Labour M.Ps. and supporters saw in the incident a personal triumph for the Prime Minister’s eloquence and sincerity. The Opposition had a double target to attack. They abused the Ministers, for dilatoriness and lack of courage, especially Mr. Isaacs. Minister of Labour, who, they gleefully pointed out, had not only flown off to America to attend an I.L.O. Conference but had actually done so in an American plane. They also laid the blame at the doors of the mammoth Transport and General Workers Union, which, they said, must be badly managed and quite incapable of serving its members properly since the latter repeatedly show their discontent by ignoring the Union and striking against its advice. Others saw in the whole affair a Moscow-inspired Communist plot to upset the Labour Government and sow dissension between workers and their anti-Communist officials.

Mr. Arthur Deakin, General Secretary of the Transport Workers Union, indignantly defended himself and his Executive against all the charges levelled at the Union. Writing in the Record (July) he made what is on paper a good case. Its fatal fault is that it is too good since it claims to demonstrate that the men had nothing to strike about. Thousands of men do not stop work, remain out for weeks on end without strike pay, bitterly denounce their officials and shout down speeches urging a return to work if, as Mr. Deakin writes, “there was no reason for the strike to start.” Mr. Deakin’s account is as follows : The dispute arose about the piece-work rate for unloading zinc oxide and on several occasions the men refused to complete the job. For this breach of discipline they were punished with suspension for one week and disentitlement to attendance money (i.e. their minimum guaranteed pay) for 13 weeks. They appealed but came out on strike before the appeal was heard. Subsequently after an appeal tribunal had failed to agree a new tribunal was set up under an independent chairman and reduced the disentitlement to two weeks. Mr. Deakin makes much of the fact that the bodies which imposed the penalty and heard the appeal are joint bodies on which the Union is represented, and also of the point that because the strike was a breach of agreements entered into by the Union “it had no alternative but to honour its obligations and order a return to work.” He maintains that the agreements had been “at every stage approved by constitutionally elected lay committees of rank and file members” and concludes therefore that “there was no reason for the strike to start, and every reason why work should have been resumed immediately the appeal tribunal gave its decision.”

To all of this, as has already been indicated, the existence of bitter discontent in the minds of the men is a complete answer. They belong to and pay into the Union in order to be protected in disputes with the employer. They are entitled to get it even though their officials may think and tell them that the action they propose to take is unreasonable, unwise and unnecessary. They are, after all, likely to he the best judges of where the shoe pinches.

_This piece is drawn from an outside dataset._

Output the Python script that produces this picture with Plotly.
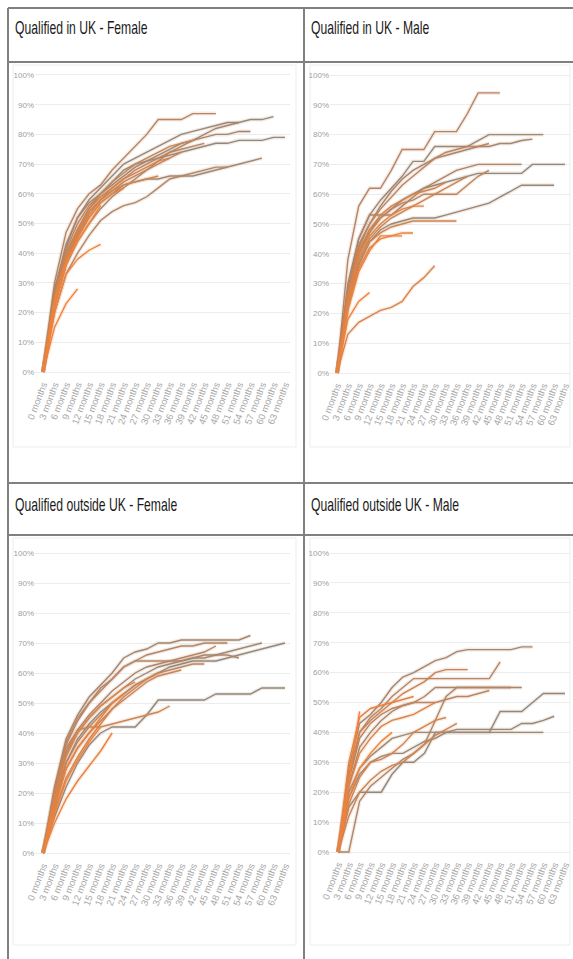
import plotly.graph_objects as go

W, H = 573, 959

months = ["0 months", "3 months", "6 months", "9 months", "12 months", "15 months",
          "18 months", "21 months", "24 months", "27 months", "30 months", "33 months",
          "36 months", "39 months", "42 months", "45 months", "48 months", "51 months",
          "54 months", "57 months", "60 months", "63 months"]

panel_titles = ["Qualified in UK - Female", "Qualified in UK - Male",
                "Qualified outside UK - Female", "Qualified outside UK - Male"]

y_ticks = [0, 10, 20, 30, 40, 50, 60, 70, 80, 90, 100]
y_tick_text = ["0%", "10%", "20%", "30%", "40%", "50%", "60%", "70%", "80%", "90%", "100%"]

# cumulative % per cohort, one list per cohort (older cohorts are longer)
uk_female = [
    [0, 30, 47, 55, 60, 63, 68, 72, 76, 80, 85, 85, 85, 87, 87, 87],
    [0, 28, 42, 52, 58, 62, 66, 70, 72, 74, 76, 78, 80, 81, 82, 83, 84, 84, 85, 85, 86],
    [0, 26, 40, 48, 55, 60, 64, 68, 70, 71, 72, 73, 74, 75, 76, 77, 77, 78, 78, 78, 79, 79],
    [0, 27, 43, 52, 57, 60, 63, 66, 69, 71, 73, 75, 77, 78, 79, 80, 80, 81, 81],
    [0, 25, 38, 46, 52, 57, 60, 63, 64, 65, 65, 66, 66, 66, 67, 68, 69, 70, 71, 72],
    [0, 22, 36, 44, 50, 55, 59, 62, 65, 68, 71, 74, 76, 78, 80, 82, 83, 84],
    [0, 20, 33, 40, 46, 51, 54, 56, 57, 59, 62, 65, 66, 67, 68, 69, 69],
    [0, 24, 38, 47, 54, 58, 62, 65, 68, 70, 72, 74, 75, 76, 77],
    [0, 26, 41, 50, 56, 60, 64, 67, 70, 72, 74, 76, 77, 78],
    [0, 23, 37, 46, 53, 58, 61, 64, 66, 68, 70, 72, 74],
    [0, 25, 39, 48, 55, 59, 62, 65, 67, 69, 71, 72],
    [0, 24, 38, 47, 54, 58, 61, 63, 64, 65, 66],
    [0, 22, 36, 45, 52, 57, 60, 62],
    [0, 24, 37, 44, 50, 56],
    [0, 20, 33, 38, 41, 43],
    [0, 15, 23, 28],
]

uk_male = [
    [0, 38, 56, 62, 62, 68, 75, 75, 75, 81, 81, 81, 87, 94, 94, 94],
    [0, 30, 45, 53, 58, 62, 66, 71, 71, 76, 76, 76, 76, 78, 80, 80, 80, 80, 80, 80],
    [0, 26, 42, 50, 56, 61, 65, 68, 70, 72, 73, 74, 75, 76, 76, 77, 77, 78, 78.5],
    [0, 24, 40, 48, 52, 55, 58, 60, 62, 63, 64, 65, 66, 67, 67, 67, 67, 67, 70, 70, 70, 70],
    [0, 22, 36, 44, 48, 50, 51, 52, 52, 52, 53, 54, 55, 56, 57, 59, 61, 63, 63, 63, 63],
    [0, 28, 45, 53, 53, 53, 56, 59, 62, 64, 66, 68, 69, 70, 70, 70, 70, 70],
    [0, 25, 40, 47, 52, 55, 57, 58, 60, 60, 60, 60, 63, 66, 68],
    [0, 27, 43, 50, 55, 59, 63, 66, 69, 72, 74, 75, 76, 76, 77],
    [0, 24, 38, 45, 49, 52, 54, 56, 58, 60, 62, 64, 66],
    [0, 23, 37, 44, 47, 49, 50, 51, 51, 51, 51, 51],
    [0, 26, 41, 48, 53, 56, 58, 60, 61, 62, 64],
    [0, 13, 17, 19, 21, 22, 24, 29, 32, 36],
    [0, 24, 39, 46, 50, 53, 55, 56, 56],
    [0, 22, 35, 42, 45, 46, 47, 47],
    [0, 21, 34, 41, 46, 46, 46],
    [0, 18, 24, 27],
]

non_uk_female = [
    [0, 22, 38, 46, 52, 56, 60, 65, 67, 68, 70, 70, 71, 71, 71, 71, 71, 71, 72.5],
    [0, 20, 36, 44, 50, 55, 58, 62, 64, 66, 67, 68, 69, 69, 70, 70, 70],
    [0, 18, 33, 40, 45, 49, 52, 55, 58, 60, 62, 63, 64, 65, 66, 66, 67, 68, 69, 70],
    [0, 16, 30, 38, 43, 47, 50, 53, 56, 58, 60, 62, 63, 64, 64, 64, 65, 66, 67, 68, 69, 70],
    [0, 12, 22, 30, 36, 40, 42, 42, 42, 46, 51, 51, 51, 51, 51, 53, 53, 53, 53, 55, 55, 55],
    [0, 19, 34, 41, 46, 50, 54, 57, 60, 62, 63, 64, 64, 65, 65, 66, 66, 65],
    [0, 21, 37, 45, 50, 54, 58, 62, 64, 64, 64, 64, 65, 66, 67, 69],
    [0, 17, 30, 37, 42, 46, 50, 53, 56, 58, 60, 61, 62, 63, 63],
    [0, 15, 28, 35, 40, 44, 48, 51, 54, 57, 59, 60, 61],
    [0, 20, 35, 41, 42, 42, 43, 44, 45, 46, 47, 49],
    [0, 14, 25, 32, 38, 43, 48, 52, 55, 58, 60],
    [0, 18, 32, 40, 45, 49, 52, 55, 57],
    [0, 16, 28, 35, 40, 45, 50, 53],
    [0, 10, 18, 24, 29, 34, 40],
    [0, 13, 24, 31, 37, 42],
]

non_uk_male = [
    [0, 28, 43, 46, 50, 55, 58.5, 60, 62, 64, 65, 67, 67.7, 67.7, 67.7, 67.7, 67.7, 68.6, 68.6],
    [0, 25, 40, 45, 48, 52, 55, 58, 58, 58, 58, 58, 58, 58, 58, 63.6],
    [0, 22, 35, 40, 44, 47, 49, 50, 52, 55, 55, 55, 55, 55, 55, 55, 55, 55],
    [0, 15, 20, 20, 20, 26, 30, 30, 33, 40, 40, 40, 40, 40, 40, 47, 47, 47, 50, 53, 53, 53],
    [0, 18, 26, 30, 32, 33, 33, 35, 37, 38, 40, 41, 41, 41, 41, 41, 41, 43, 43, 44, 45.4],
    [0, 20, 28, 32, 35, 38, 39, 40, 40, 40, 40, 40, 40, 40, 40, 40, 40, 40, 40, 40],
    [0, 24, 38, 43, 46, 48, 49, 50, 50, 50, 51, 52, 52, 53, 54],
    [0, 26, 40, 44, 47, 50, 53, 55, 57, 60, 61, 61, 61],
    [0, 0, 17, 22, 25, 28, 31, 33, 36, 44, 52, 55, 55, 55, 55, 55, 55],
    [0, 22, 33, 38, 42, 44, 45, 46, 48, 50],
    [0, 30, 45, 48, 49, 50, 51, 52],
    [0, 16, 25, 30, 31, 33, 36, 40, 42, 44, 45],
    [0, 12, 20, 24, 27, 29, 30, 33, 36, 39, 41, 43],
    [0, 18, 28, 33, 37, 40],
    [0, 24, 47],
]

panels = [uk_female, uk_male, non_uk_female, non_uk_male]

# pixel geometry of each plot area: (x of first category, x of last category,
# y of 0%, y of 100%, left edge, right edge)
geom = [
    (43, 285, 372, 75, 35, 290),
    (337, 565, 373, 75, 330, 570),
    (43, 285, 853, 553, 35, 290),
    (338, 565, 852, 553, 330, 570),
]

OLD = (150, 134, 120)     # grey-brown for the oldest cohorts
NEW = (240, 130, 58)      # orange for the newest cohorts
Y_FONT = dict(size=8, color="#a0a0a0", family="Liberation Sans, Arial")
X_FONT = dict(size=9.5, color="#a8a8a8", family="Liberation Sans, Arial")


def cohort_colour(n, alpha=1.0):
    t = (22 - n) / 16.0
    t = max(0.0, min(1.0, t))
    c = [round(OLD[k] + (NEW[k] - OLD[k]) * t) for k in range(3)]
    return f"rgba({c[0]},{c[1]},{c[2]},{alpha})"


fig = go.Figure()
layout = {}
for p, (series, g) in enumerate(zip(panels, geom)):
    x0, x1, y0, y100, left, right = g
    step = (x1 - x0) / 21.0
    r_lo = (left - x0) / step
    r_hi = (right - x0) / step
    per = (y0 - y100) / 100.0
    bot_px, top_px = y0 + 1.5 * per, y100 - 1.5 * per
    sfx = "" if p == 0 else str(p + 1)
    xref, yref = "x" + sfx, "y" + sfx
    layout["xaxis" + sfx] = dict(
        domain=[left / W, right / W], range=[r_lo, r_hi], anchor=yref,
        tickmode="array", tickvals=list(range(len(months))), ticktext=months,
        tickangle=-69, tickfont=X_FONT, automargin=False,
        showgrid=False, zeroline=False, showline=False, ticks="", fixedrange=True,
    )
    layout["yaxis" + sfx] = dict(
        domain=[1 - bot_px / H, 1 - top_px / H], range=[-1.5, 101.5], anchor=xref,
        tickmode="array", tickvals=y_ticks, ticktext=y_tick_text, tickfont=Y_FONT,
        automargin=False,
        showgrid=True, gridcolor="#ececec", gridwidth=1, zeroline=False,
        showline=False, ticks="", fixedrange=True,
    )
    for vals in series:
        n = len(vals)
        xs = list(range(n))
        # soft halo under each line
        fig.add_trace(go.Scatter(x=xs, y=vals, mode="lines", xaxis=xref, yaxis=yref,
                                 line=dict(color=cohort_colour(n, 0.16), width=4),
                                 hoverinfo="skip", showlegend=False))
        fig.add_trace(go.Scatter(x=xs, y=vals, mode="lines", xaxis=xref, yaxis=yref,
                                 line=dict(color=cohort_colour(n), width=1.4),
                                 name=months[n - 1], showlegend=False))

shapes = []
BORDER = "#808080"


def hline(y, xa, xb, w=2, col=BORDER):
    shapes.append(dict(type="line", xref="paper", yref="paper",
                       x0=xa / W, x1=xb / W, y0=1 - y / H, y1=1 - y / H,
                       line=dict(color=col, width=w)))


def vline(x, ya, yb, w=2, col=BORDER):
    shapes.append(dict(type="line", xref="paper", yref="paper",
                       x0=x / W, x1=x / W, y0=1 - ya / H, y1=1 - yb / H,
                       line=dict(color=col, width=w)))


def box(xa, ya, xb, yb):
    shapes.append(dict(type="rect", xref="paper", yref="paper",
                       x0=xa / W, x1=xb / W, y0=1 - yb / H, y1=1 - ya / H,
                       line=dict(color="#ededed", width=1), layer="below"))


# table frame
hline(8, 8, 573)
hline(62, 8, 573)
hline(483, 8, 573)
hline(535, 8, 573)
vline(8, 8, 959)
vline(304, 8, 959)

# faint chart-area frames
box(13, 65, 296, 447)
box(310, 65, 570, 447)
box(13, 538, 296, 945)
box(310, 538, 570, 945)

title_pos = [(13, 28), (309, 28), (13, 504), (309, 504)]
annotations = []
for (tx, ty), t in zip(title_pos, panel_titles):
    annotations.append(dict(text=t, x=tx / W, y=1 - ty / H, xref="paper", yref="paper",
                            xanchor="left", yanchor="middle", showarrow=False,
                            font=dict(size=19, color="#1a1a1a",
                                      family="Liberation Sans, Arial")))

fig.update_layout(
    template="none",
    width=W, height=H, margin=dict(l=0, r=0, t=0, b=0, pad=0), autosize=False,
    paper_bgcolor="white", plot_bgcolor="white",
    shapes=shapes, annotations=annotations, showlegend=False,
    **layout,
)

# page without body margin; narrow (condensed) rendering of the panel titles
page_css = """
var css = document.createElement('style');
css.textContent = 'html,body{margin:0;padding:0;overflow:hidden;}' +
  '.annotation-text{transform-box:fill-box;transform-origin:0% 50%;transform:scaleX(0.64);}';
document.head.appendChild(css);
"""

fig.write_html("out.html", config={"displayModeBar": False}, post_script=page_css)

There is another and equally vital aspect of the dispute. The Labour Party does not believe that strikes are an inevitable outcome of the class-struggle which underlies the capitalist system. They have told us so often how a Labour Government would avoid strikes; by a policy of high wages and low prices, by arbitration and conciliation, by nationalisation which would “eliminate the profit motive,” by a wise and humane administration of industry including trade union representation on disciplinary bodies. These and other things were offered as an alternative to the Socialist remedy of abolishing capitalism and with it the wages system. Yet what happens in practice? Not high wages but “wage-freezing,” not lower prices but rising prices. Not the cessation of strikes, but over 600,000 workers involved in strikes (mostly unofficial) in 1947. Not industrial harmony but the invoking of the much-hated Emergency Powers Act. This is an Act that was passed under Lloyd George’s Tory-Liberal Coalition Government, in 1920. It was opposed at the time by the Trade Unions and the Labour Party. At the 1921 Labour Party Conference a resolution demading its repeal was carried. (It was moved by a delegate of the Dock Workers’ Union.) The Act was used by the Baldwin Tory Government against the General Strike in 1926. At the T.U.C. that year a resolution of condemnation was carried which held that at no time during the General Strike was it necessary to apply the Act.

Yet this is the Act invoked by a Labour Government in a relatively small dispute.

Of course they have their excuses ready: we live in critical times which necessitate wage-freezing; the people must be fed even if it means using troops and in effect smashing a strike; if you have capitalism and the wages system the Government cannot tolerate failure to keep agreements between workers and employers; and finally the Government administering capitalism must govern in such a way as to keep the system functioning. It is not worth while arguing about these various points. All they add up to is that the way to working class emancipation does not lie through Labour Government. No matter how much Labour Ministers may hope and strive through humane administration to “decapitalise” capitalism their actions are broadly determined by the necessities of that system. The road to crisis, class conflict and war is paved with the good intentions of Labour Governments.